Ryan Anderson as Pippin, center, and the cast of Pippin (Photo by Bonnie Britain Photography)

Intimate 'Pippin' at Garden Theatre invokes the past and present

Matt Wolf
Matt Wolf

I'll say this about Pippin, the 1972 Broadway musical currently receiving its third London revival within nine years, it gets stranger with every viewing. I'm too young (albeit not by much) to have seen Bob Fosse's original production, though I vividly recall the commercial that gave us a minute of the show for free and made history as the first musical to do so. If you wanted to see the other 119 minutes, you had to head to the Imperial Theatre.

And lo and behold the music from that fabled come-on surfaces during Steven Dexter's new chamber production at the Garden Theatre at south London's Eagle pub like a sort of treasured relic from a vanished past: we hear it as if coming across an all-but-forgotten LP.

Stephen Schwartz's storied score is otherwise in the hands of a hard-working cast of six, accompanied by musical director Michael Bradley on keyboards, who have to try and make sense of a piece that conjoins bits of Hamlet, Candide and, in this iteration, a helluva lot of Hair - as makes sense, come to think of it, given that Schwartz and book writer Roger O Hirson would have been collaborating on Pippin in an immediate post-Hair climate: it's not a huge leap between such lyrics as "Pippin, think about the sun," and the celebratory "Good Morning Starshine" from that earlier title.

Pippin is catnip to directors who either want to deconstruct it, as did Diane Paulus in her revelatory Broadway revival from 2013 (Paulus having not long before revived Hair), or freight it with a concept - the high-tech landscape of the bizarre Menier Chocolate Factory appropriation of the show in 2011 - that the material simply can't support. Dexter and his choreographer, Nick Winston, have chipped away at the show so that it runs 105 minutes without an interval and doubles up certain parts: Fastrada and the life-affirming Bertha are both played by Joanne Clifton, who relishes every opportunity to play directly to the house. That audience, numbering 50 or so, are seated either side of a canopied playing area whose openness to the ever-variable London weather may well prove testing to the more scantily clad performers as the run continues into October.

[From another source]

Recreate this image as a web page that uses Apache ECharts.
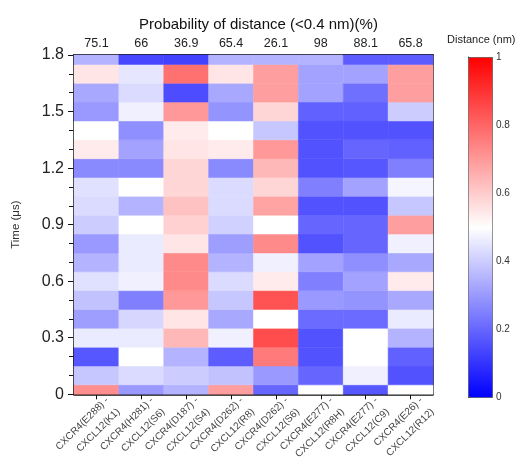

A motley crew arrayed in jeans, headbands, and tie-dyed shirts, this sextet constitutes a seemingly Hair-inspired tribe who have gathered to tell a "most mysterious and miraculous tale" that moves towards and away from the meta: at times, we're aware of Pippin as a piece of theatre as it is being constructed in front of us, with Tsemaye Bob-Egbe's commanding Leading Player doubling as a bossy stage manager, director, and prompter, as required. Elsewhere, the musical remains the sketchy snippet of history it always was, telling of a once-and-future king who happens to be Charlemagne's first-born son alongside, on this evidence, a naturist given to musings about rambling rivers and the like. A physically limber Ryan Anderson brings to this challenging role - like Bobby in Company, Pippin is more acted upon than active - a reedy tenor and an odd American accent that tilts at times towards Brooklyn for no apparent reason.

Amid an unmiked cast (eureka!), the vocal standout is newcomer Tanisha-Mae Brown as Catherine, the widow who catches the heart of Pippin as he continues on his search for authenticity and fulfilment. (These days, he'd be deep in therapy.) His quest, one increasingly feels, is echoed by that of a show that seems ceaselessly embarked upon its own search for a greater meaning when most of us would be happy, to be honest, just to revel in Schwartz's agelessly appealing score.

Pippin is running at Garden Theatre at the Eagle through 11 Oct.